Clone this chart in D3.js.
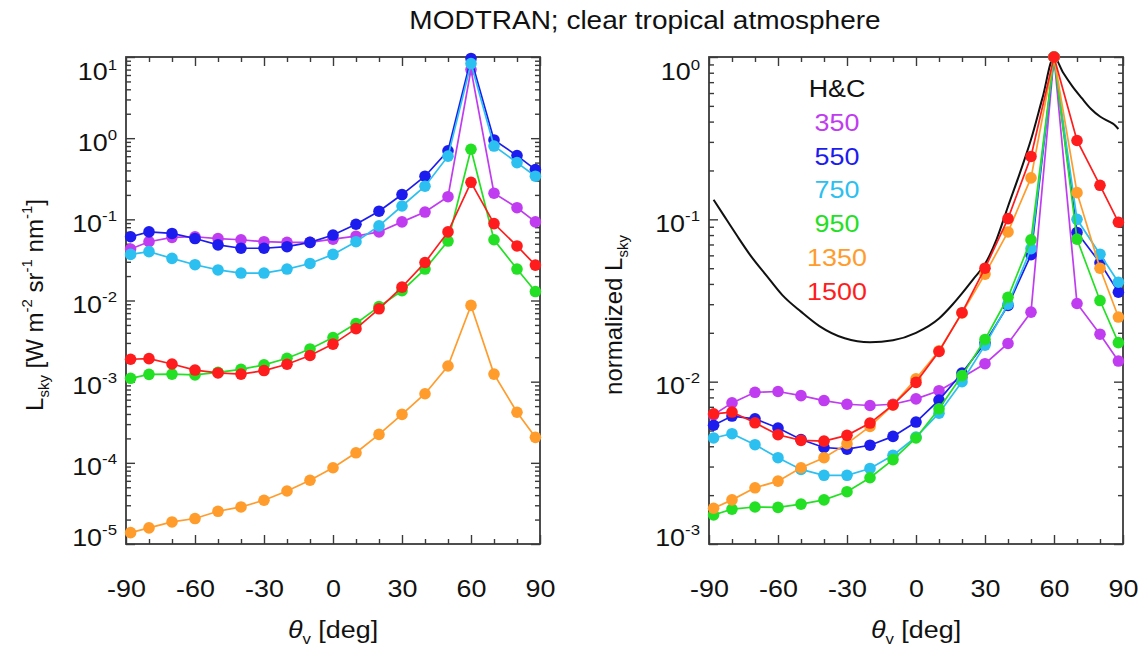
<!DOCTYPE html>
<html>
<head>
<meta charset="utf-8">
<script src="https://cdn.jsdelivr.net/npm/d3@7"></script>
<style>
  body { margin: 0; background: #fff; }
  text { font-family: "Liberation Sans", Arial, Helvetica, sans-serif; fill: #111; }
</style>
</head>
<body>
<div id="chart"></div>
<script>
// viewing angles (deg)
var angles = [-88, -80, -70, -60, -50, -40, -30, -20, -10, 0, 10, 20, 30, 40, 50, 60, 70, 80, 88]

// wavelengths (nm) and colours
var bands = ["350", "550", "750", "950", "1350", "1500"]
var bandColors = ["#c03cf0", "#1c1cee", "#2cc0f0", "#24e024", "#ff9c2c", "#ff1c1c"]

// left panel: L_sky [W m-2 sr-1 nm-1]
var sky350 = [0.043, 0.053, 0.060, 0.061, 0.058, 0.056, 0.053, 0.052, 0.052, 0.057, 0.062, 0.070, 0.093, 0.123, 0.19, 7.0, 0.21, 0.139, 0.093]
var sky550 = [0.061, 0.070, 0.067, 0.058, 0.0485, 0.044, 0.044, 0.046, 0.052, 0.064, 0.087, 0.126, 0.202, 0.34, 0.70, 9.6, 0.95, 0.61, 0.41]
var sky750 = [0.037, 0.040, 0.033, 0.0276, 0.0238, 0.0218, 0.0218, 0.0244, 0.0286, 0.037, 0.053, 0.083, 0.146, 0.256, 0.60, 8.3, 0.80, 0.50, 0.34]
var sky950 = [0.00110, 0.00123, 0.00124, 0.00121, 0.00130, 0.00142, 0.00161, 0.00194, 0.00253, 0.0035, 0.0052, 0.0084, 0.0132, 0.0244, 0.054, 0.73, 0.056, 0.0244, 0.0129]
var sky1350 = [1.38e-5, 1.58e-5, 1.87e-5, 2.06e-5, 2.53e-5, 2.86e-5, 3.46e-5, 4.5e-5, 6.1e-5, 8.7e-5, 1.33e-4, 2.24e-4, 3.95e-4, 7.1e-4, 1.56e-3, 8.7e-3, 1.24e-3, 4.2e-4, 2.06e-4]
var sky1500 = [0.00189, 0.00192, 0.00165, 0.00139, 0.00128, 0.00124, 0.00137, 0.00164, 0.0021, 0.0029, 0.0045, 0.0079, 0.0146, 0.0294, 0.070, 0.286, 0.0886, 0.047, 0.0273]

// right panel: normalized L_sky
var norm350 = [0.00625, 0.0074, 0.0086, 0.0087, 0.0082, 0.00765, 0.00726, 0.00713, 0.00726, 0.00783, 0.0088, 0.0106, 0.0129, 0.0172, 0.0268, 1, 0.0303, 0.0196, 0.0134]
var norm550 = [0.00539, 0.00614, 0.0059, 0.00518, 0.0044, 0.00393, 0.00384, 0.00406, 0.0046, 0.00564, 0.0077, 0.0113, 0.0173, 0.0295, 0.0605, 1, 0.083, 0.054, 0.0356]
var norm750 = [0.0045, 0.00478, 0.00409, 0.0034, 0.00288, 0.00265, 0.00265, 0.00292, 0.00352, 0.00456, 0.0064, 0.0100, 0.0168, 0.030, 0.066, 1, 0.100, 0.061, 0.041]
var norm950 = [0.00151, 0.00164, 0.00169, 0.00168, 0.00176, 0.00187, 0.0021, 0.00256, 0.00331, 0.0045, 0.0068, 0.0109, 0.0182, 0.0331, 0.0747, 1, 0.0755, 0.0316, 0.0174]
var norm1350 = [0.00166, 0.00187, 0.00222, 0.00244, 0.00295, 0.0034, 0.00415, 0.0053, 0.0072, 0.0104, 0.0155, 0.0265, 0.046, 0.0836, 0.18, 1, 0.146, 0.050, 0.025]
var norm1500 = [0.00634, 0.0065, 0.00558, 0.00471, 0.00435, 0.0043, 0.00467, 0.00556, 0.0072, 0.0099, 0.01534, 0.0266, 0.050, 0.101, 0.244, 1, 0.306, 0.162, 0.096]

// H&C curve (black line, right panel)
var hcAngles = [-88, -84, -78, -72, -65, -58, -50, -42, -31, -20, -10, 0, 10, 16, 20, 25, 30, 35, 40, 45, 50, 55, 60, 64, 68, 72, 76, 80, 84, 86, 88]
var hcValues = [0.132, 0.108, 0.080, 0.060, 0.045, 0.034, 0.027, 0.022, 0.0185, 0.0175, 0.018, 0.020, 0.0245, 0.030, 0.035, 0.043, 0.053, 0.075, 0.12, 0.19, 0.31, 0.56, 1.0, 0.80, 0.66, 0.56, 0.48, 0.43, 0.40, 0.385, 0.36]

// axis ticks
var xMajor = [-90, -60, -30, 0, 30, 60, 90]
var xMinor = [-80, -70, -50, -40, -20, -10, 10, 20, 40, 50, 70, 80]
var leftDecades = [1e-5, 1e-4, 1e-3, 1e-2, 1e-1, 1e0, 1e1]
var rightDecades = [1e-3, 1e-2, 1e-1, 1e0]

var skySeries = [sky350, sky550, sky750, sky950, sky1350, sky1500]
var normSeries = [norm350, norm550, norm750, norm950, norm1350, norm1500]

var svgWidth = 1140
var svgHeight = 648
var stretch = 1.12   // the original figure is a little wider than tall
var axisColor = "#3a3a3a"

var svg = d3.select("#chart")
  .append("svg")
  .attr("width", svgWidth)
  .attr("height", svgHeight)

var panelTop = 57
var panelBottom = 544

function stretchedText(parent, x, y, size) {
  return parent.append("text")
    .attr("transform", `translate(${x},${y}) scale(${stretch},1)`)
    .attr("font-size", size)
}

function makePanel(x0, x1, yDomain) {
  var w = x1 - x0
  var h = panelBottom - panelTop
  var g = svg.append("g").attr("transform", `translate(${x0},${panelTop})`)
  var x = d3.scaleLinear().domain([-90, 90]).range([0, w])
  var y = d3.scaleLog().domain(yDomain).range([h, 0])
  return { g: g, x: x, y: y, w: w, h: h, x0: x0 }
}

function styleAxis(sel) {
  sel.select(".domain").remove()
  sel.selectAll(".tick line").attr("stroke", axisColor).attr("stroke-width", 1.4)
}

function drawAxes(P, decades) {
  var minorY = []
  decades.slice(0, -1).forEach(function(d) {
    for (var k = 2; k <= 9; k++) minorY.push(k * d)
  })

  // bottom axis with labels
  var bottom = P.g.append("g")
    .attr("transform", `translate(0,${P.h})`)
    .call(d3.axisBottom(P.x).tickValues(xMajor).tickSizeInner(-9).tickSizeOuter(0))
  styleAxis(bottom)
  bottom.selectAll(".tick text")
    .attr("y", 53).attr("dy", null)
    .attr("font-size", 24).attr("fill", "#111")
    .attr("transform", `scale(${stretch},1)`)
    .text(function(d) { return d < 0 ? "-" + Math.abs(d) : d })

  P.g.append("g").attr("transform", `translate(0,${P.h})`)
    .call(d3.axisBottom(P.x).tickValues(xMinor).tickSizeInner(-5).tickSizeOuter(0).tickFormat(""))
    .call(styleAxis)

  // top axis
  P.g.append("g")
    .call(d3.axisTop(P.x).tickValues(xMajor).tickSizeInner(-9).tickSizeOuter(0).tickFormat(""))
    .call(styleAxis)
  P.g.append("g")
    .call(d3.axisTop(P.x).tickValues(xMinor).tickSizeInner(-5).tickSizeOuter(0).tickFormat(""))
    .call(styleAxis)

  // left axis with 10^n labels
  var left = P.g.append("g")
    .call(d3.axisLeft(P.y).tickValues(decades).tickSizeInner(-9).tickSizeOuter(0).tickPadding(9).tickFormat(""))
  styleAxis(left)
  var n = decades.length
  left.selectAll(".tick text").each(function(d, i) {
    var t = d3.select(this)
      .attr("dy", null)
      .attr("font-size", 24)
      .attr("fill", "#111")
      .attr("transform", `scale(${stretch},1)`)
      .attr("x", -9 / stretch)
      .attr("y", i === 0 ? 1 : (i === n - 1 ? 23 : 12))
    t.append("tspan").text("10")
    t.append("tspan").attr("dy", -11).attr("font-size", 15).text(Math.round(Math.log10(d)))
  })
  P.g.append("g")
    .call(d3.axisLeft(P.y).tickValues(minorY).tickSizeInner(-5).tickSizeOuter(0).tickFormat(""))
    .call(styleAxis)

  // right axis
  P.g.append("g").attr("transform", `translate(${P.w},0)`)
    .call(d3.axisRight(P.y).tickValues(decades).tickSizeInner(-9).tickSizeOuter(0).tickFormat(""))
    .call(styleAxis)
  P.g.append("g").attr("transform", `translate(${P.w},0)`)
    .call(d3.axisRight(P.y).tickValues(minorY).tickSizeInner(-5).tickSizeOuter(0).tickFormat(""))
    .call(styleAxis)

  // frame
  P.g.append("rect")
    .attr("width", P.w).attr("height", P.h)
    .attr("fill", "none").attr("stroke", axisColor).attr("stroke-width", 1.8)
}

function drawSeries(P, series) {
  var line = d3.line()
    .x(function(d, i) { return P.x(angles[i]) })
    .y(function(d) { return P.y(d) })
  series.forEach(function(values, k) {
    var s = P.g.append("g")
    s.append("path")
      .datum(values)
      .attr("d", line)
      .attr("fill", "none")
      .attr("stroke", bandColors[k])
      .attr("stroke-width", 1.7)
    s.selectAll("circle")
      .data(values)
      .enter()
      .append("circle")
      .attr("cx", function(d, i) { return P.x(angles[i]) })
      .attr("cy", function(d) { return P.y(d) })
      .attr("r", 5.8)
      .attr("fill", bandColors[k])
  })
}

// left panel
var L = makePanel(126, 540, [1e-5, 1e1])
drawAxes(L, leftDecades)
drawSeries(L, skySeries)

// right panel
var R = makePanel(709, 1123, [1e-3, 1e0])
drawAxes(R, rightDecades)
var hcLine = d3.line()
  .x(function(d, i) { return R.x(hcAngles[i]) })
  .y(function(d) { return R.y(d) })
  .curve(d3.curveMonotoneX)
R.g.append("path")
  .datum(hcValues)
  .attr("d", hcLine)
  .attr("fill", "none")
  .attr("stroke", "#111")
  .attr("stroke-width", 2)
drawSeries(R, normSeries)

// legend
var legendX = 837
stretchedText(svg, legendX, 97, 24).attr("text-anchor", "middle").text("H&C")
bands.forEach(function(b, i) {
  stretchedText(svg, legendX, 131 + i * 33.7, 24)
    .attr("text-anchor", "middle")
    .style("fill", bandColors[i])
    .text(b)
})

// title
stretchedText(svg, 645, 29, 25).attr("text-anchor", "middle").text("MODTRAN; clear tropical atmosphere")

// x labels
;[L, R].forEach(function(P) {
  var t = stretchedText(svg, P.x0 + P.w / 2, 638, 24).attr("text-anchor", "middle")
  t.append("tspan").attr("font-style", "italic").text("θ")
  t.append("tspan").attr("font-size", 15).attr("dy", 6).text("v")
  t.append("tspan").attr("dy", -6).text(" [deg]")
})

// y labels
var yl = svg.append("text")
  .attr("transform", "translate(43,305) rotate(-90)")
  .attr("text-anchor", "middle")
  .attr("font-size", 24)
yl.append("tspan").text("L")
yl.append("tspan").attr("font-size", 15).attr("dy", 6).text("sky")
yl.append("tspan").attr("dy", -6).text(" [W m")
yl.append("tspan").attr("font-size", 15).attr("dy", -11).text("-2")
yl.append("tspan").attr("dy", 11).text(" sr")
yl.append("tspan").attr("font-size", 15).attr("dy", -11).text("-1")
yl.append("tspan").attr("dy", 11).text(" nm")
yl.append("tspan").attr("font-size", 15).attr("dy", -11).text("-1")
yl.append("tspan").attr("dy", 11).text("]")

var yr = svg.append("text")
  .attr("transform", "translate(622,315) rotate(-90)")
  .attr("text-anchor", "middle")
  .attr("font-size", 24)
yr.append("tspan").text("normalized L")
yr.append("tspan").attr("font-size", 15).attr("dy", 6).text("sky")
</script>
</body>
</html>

:::::

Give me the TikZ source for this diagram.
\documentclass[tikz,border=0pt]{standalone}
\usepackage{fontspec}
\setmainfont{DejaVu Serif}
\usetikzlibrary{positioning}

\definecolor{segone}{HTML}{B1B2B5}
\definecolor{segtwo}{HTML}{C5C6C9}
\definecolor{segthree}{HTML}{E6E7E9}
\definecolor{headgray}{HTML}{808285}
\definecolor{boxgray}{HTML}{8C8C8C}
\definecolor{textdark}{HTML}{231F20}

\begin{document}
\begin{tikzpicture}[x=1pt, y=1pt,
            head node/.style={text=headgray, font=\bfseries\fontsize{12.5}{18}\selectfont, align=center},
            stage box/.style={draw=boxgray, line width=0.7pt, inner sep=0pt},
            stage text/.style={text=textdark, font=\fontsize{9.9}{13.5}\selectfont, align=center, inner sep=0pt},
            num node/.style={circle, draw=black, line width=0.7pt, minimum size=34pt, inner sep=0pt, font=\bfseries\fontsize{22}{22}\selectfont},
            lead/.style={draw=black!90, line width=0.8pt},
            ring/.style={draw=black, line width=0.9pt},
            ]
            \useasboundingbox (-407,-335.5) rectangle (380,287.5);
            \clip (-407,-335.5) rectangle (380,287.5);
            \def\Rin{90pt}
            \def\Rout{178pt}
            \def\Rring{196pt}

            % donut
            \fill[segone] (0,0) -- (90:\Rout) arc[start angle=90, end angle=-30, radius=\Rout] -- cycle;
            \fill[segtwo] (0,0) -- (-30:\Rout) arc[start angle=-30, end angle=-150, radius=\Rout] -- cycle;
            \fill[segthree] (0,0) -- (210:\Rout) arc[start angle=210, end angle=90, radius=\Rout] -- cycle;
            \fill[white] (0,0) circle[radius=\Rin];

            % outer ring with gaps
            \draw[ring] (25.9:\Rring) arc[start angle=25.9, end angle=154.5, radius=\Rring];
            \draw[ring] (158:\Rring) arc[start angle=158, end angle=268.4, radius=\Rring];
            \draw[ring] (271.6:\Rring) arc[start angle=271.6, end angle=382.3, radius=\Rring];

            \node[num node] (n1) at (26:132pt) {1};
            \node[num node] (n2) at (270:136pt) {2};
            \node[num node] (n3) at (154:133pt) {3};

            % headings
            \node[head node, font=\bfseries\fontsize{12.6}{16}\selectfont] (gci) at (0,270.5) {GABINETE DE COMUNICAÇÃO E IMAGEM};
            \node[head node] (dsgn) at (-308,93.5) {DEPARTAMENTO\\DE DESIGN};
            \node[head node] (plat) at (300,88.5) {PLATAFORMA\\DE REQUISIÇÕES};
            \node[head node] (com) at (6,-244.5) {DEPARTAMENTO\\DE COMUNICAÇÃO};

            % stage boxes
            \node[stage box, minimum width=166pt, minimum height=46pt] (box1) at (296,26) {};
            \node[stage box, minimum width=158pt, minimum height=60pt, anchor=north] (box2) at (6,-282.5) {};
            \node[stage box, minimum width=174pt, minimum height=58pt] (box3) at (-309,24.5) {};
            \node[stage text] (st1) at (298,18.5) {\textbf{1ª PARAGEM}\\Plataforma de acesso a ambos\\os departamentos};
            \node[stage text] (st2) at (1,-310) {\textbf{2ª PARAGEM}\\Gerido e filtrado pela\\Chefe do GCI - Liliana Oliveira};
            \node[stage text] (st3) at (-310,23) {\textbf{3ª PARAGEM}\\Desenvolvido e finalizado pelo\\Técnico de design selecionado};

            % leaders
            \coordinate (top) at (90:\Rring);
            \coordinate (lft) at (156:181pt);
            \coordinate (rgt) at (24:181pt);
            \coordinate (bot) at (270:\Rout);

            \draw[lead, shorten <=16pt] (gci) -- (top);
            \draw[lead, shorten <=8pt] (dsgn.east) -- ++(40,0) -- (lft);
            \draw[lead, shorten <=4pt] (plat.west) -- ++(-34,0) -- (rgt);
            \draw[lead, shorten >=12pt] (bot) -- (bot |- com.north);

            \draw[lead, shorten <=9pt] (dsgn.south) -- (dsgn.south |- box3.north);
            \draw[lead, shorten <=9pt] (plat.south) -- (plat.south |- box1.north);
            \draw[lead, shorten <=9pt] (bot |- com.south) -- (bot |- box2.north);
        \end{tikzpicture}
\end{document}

:::::

— Exercise —
Where a line above contains the string "this", copy that line.

— Task response —
Clone this chart in D3.js.
    var t = d3.select(this)
Give me the TikZ source for this diagram.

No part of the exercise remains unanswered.